In 2010, Hirano et al. extended the notion of weakly prime ideals in rings, not necessarily commutative or with identity. According their celebrated paper [11], a proper ideal P of R is called a weakly prime ideal of a ring R if whenever \(a,b\in R\) such that \(\left\{ 0\right\} \ne aRb\subseteq P,\) then \(a\in P\) or \(b\in P.\) They also verified that P is weakly prime ideal if and only if whenever JK are right ideals of R such that \(\left\{ 0\right\} \ne JK\subseteq P\), then \(J\subseteq P\) or \(K\subseteq P.\) An ideal I of R is said to be proper if \(I\ne R\). Recall that a proper ideal I of R is called 2-absorbing as in [6] if whenever \(aRbRc\subseteq I\) for some \(a,b,c\in R\), then \(ab\in I\) or \(bc\in I\) or \(ac\in I\).
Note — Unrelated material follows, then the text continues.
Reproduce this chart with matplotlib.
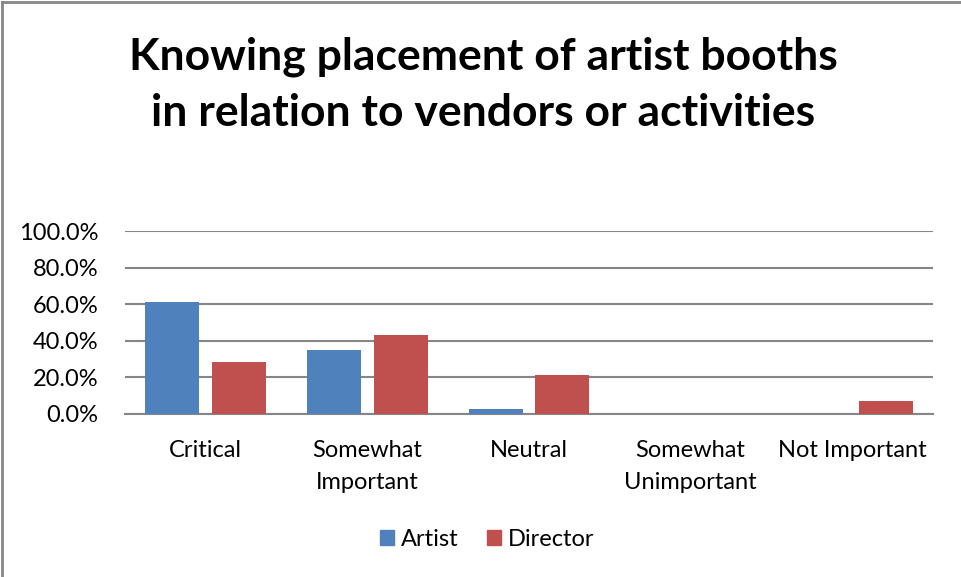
import matplotlib
matplotlib.use('Agg')
import matplotlib.pyplot as plt
import numpy as np
from matplotlib.lines import Line2D
from matplotlib.ticker import FuncFormatter

categories = ['Critical', 'Somewhat\nImportant', 'Neutral', 'Somewhat\nUnimportant', 'Not Important']
artist = [61.1, 35.2, 2.8, 0.0, 0.0]
director = [28.6, 42.9, 21.4, 0.0, 7.1]
yticks = [0, 20, 40, 60, 80, 100]

blue = '#4f81bd'
red = '#c0504d'
grid_col = '#868686'

plt.rcParams['font.family'] = ['Lato', 'DejaVu Sans']

fig = plt.figure(figsize=(9.61, 5.77), dpi=100)
ax = fig.add_axes([125 / 961, 1 - 414 / 577, 808 / 961, 183 / 577])

x = np.arange(len(categories))
w = 0.334
off = 0.207
ax.bar(x - off, artist, w, color=blue, zorder=3)
ax.bar(x + off, director, w, color=red, zorder=3)

ax.set_xlim(-0.5, len(categories) - 0.5)
ax.set_ylim(0, 100)
ax.set_yticks(yticks)
ax.yaxis.set_major_formatter(FuncFormatter(lambda v, p: '%.1f%%' % v))
ax.grid(axis='y', color=grid_col, linewidth=1.5, zorder=0)
for s in ['top', 'right', 'left']:
    ax.spines[s].set_visible(False)
ax.spines['bottom'].set_color(grid_col)
ax.spines['bottom'].set_linewidth(1.5)
ax.set_xticks(x)
ax.set_xticklabels(categories, fontsize=17, linespacing=1.6)
ax.tick_params(axis='x', length=0, pad=19)
ax.tick_params(axis='y', length=0, pad=19, labelsize=17)
for lab in ax.get_yticklabels() + ax.get_xticklabels():
    lab.set_color('#000000')

fig.text(0.503, 1 - 85 / 577, 'Knowing placement of artist booths\nin relation to vendors or activities',
         ha='center', va='center', fontsize=32, fontweight='bold', linespacing=1.5)

handles = [plt.Rectangle((0, 0), 1, 1, color=blue), plt.Rectangle((0, 0), 1, 1, color=red)]
fig.legend(handles, ['Artist', 'Director'], loc='center', bbox_to_anchor=(487 / 961, 1 - 539 / 577),
           ncol=2, frameon=False, fontsize=17, handlelength=0.6, handleheight=0.6,
           handletextpad=0.3, columnspacing=1.2)

# chart border along the top and left edges
fig.add_artist(Line2D([2 / 961, 2 / 961], [0, 1 - 2 / 577], color=grid_col, linewidth=2))
fig.add_artist(Line2D([2 / 961, 1], [1 - 2 / 577, 1 - 2 / 577], color=grid_col, linewidth=2))

fig.savefig('out.png', dpi=100)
Let I be a proper ideal of R. Recall from [7] that a proper ideal I of R is said to be a weakly 2-absorbing ideal of R if whenever \(a,b,c\in R\) with \(\left\{ 0\right\} \ne aRbRc\subseteq I\), then \(ab\in I\) or \(ac\in I\) or \(bc\in I\). Note that a 2-absorbing ideal is a weakly 2-absorbing ideal. However, these are different concepts.

In 2011, Darani and Soheilnia [5] introduced the concept of 2-absorbing and weakly 2-absorbing submodules of modules over commutative rings with identities. A proper submodule P of a module M over a commutative ring R with identity is said to be a 2-absorbing (weakly 2-absorbing) submodule of M if whenever \(a,b\in R\) and \(m\in M\) with \(abm\in P\) \((0\ne abm\in P)\), then \(abM\subseteq P\) or \(am\in P\) or \(bm\in P\). One can see that 2-absorbing submodules are generalization of prime submodules. Moreover, it is obvious that 2-absorbing ideals are special cases of 2-absorbing submodules.

In [8] and [9] the notions of 2-absorbing and weakly 2-absorbing submodules of a module over a noncommutative ring were introduced. A proper submodule P of a module M over a noncommutative ring R with identity is said to be a 2-absorbing (weakly 2-absorbing) submodule of M if whenever \(a,b\in R\) and \(m\in M\) with \(aRbRm\subseteq P\) \((\left\{ 0\right\} \ne aRbRm\subseteq P)\), then \(ab\in (P:M)\subseteq P\) or \(am\in P\) or \(bm\in P\).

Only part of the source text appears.